Buck (Boyle), Hank (Thornton) and Sonny (Ledger) are three generations in the Grotowski Family. Hank and Sonny currently work as prison guards in the Correctional Facility. Ready to be executed is Lawrence Musgrove (Combs) who after 11 years of failed appeals awaits his meeting with the electric chair. His wife, Leticia (Berry) and their son, Tyrell, pay a final emotional visit.
At the execution, Sonny loses his composure (and guts) on escorting Lawrence from his cell. This is just another reason for Hank to be disappointed in his son and he’s not afraid to tell him this to his face. In the following days, Leticia loses her job and the bank has served a 30-day eviction notice. Both Hank and Leticia are subconsciously seeking someone to emotionally confide it and in an unfortunate and shocking coincidence, they find themselves together.
Revealing more will spoil the experience so I’ll keep tight-lipped regarding the intriguingly depressing plot developments. Marc Foster is a wonderful choice as director. The screenplay requires the story be told slowly and to compensate, he shows the actions of more than one character during particular scenes. The grim colouring and camerawork is spot on. A sex scene between Berry and Thornton is refreshingly honest and not glossed up.I’ve loved to hate Halle Berry as I dislike her choice of roles and her “award show darling” status but her chance has arrived to become a serious actress. She has taken this opportunity and transformed it into a life-changing role. Already an Academy Award winner, Halle Berry has indeed arrived. Billy Bob Thornton seems to like softspoken roles and is wonderful as is Heath Ledger in a minor role as his son. I enjoy a film lacking in dialogue as it becomes more a study of emotions and you watch and appreciate the characters instead of merely listening to them.
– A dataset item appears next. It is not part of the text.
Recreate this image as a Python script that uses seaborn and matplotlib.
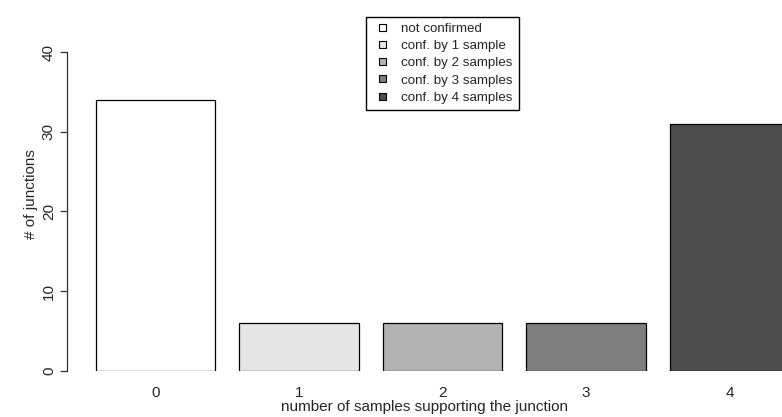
import matplotlib
matplotlib.use("Agg")
import matplotlib.pyplot as plt
from matplotlib.patches import Patch, Rectangle
from matplotlib.legend_handler import HandlerPatch
import pandas as pd
import seaborn as sns

# values
n_samples = ["0", "1", "2", "3", "4"]
junctions = [34, 6, 6, 6, 31]
legend_labels = ["not confirmed", "conf. by 1 sample", "conf. by 2 samples",
                 "conf. by 3 samples", "conf. by 4 samples"]
bar_colors = ["#FFFFFF", "#E6E6E6", "#B3B3B3", "#7F7F7F", "#4D4D4D"]

sns.set_style("white")
plt.rcParams["font.family"] = ["Liberation Sans", "DejaVu Sans"]

df = pd.DataFrame({"samples": n_samples, "junctions": junctions})

W, H = 782, 417
fig = plt.figure(figsize=(W / 100, H / 100), dpi=100)
left, bottom, top = 67, 370.6, 17
ax = fig.add_axes([left / W, 1 - bottom / H, 1 - left / W, (bottom - top) / H])

sns.barplot(data=df, x="samples", y="junctions", hue="samples", order=n_samples,
            palette=bar_colors, legend=False, width=1 / 1.2,
            edgecolor="black", linewidth=0.9, saturation=1, ax=ax)

ax.set_xlim(-0.6167, -0.6167 + (W - left) / 143.5)
ax.set_ylim(0, (bottom - top) / 7.96)

for side in ["top", "right", "bottom"]:
    ax.spines[side].set_visible(False)
ax.spines["left"].set_bounds(0, 40)
ax.spines["left"].set_color("#333333")
ax.spines["left"].set_linewidth(0.9)

ax.set_yticks([0, 10, 20, 30, 40])
ax.tick_params(axis="y", length=5, width=0.9, color="#333333", pad=3,
               labelsize=11, labelrotation=90, left=True)
for lab in ax.get_yticklabels():
    lab.set_va("center")
ax.tick_params(axis="x", length=0, pad=11, labelsize=11)

ax.set_xlabel("number of samples supporting the junction", fontsize=11, labelpad=0)
ax.set_ylabel("# of junctions", fontsize=11, labelpad=3)


def small_square(legend, orig_handle, xdescent, ydescent, width, height, fontsize):
    s = 7 * 72 / 100
    return Rectangle((width / 2 - s / 2 - xdescent, height / 2 - s / 2 - ydescent), s, s)


handles = [Patch(facecolor=c, edgecolor="black", linewidth=0.8) for c in bar_colors]
fig.legend(handles, legend_labels, loc="upper left",
           bbox_to_anchor=(366 / W, 1 - 17 / H), fontsize=9.6,
           frameon=True, fancybox=False, edgecolor="black", framealpha=1,
           borderaxespad=0, handlelength=1.5, handleheight=0.6,
           handletextpad=0.68, labelspacing=0.39, borderpad=0.45,
           handler_map={Patch: HandlerPatch(patch_func=small_square)})

fig.savefig("out.png", dpi=100)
Unnecessarily rated R for its strong sexual content, I hope Monster’s Ball finds an audience. People who whinge (including me) about continually unimpressive American movies can get off our bandwagon for a week and start telling others about this wonderful independent production funded by Lions Gate. An emotional rollercoaster that doesn’t stop until long after the cinema.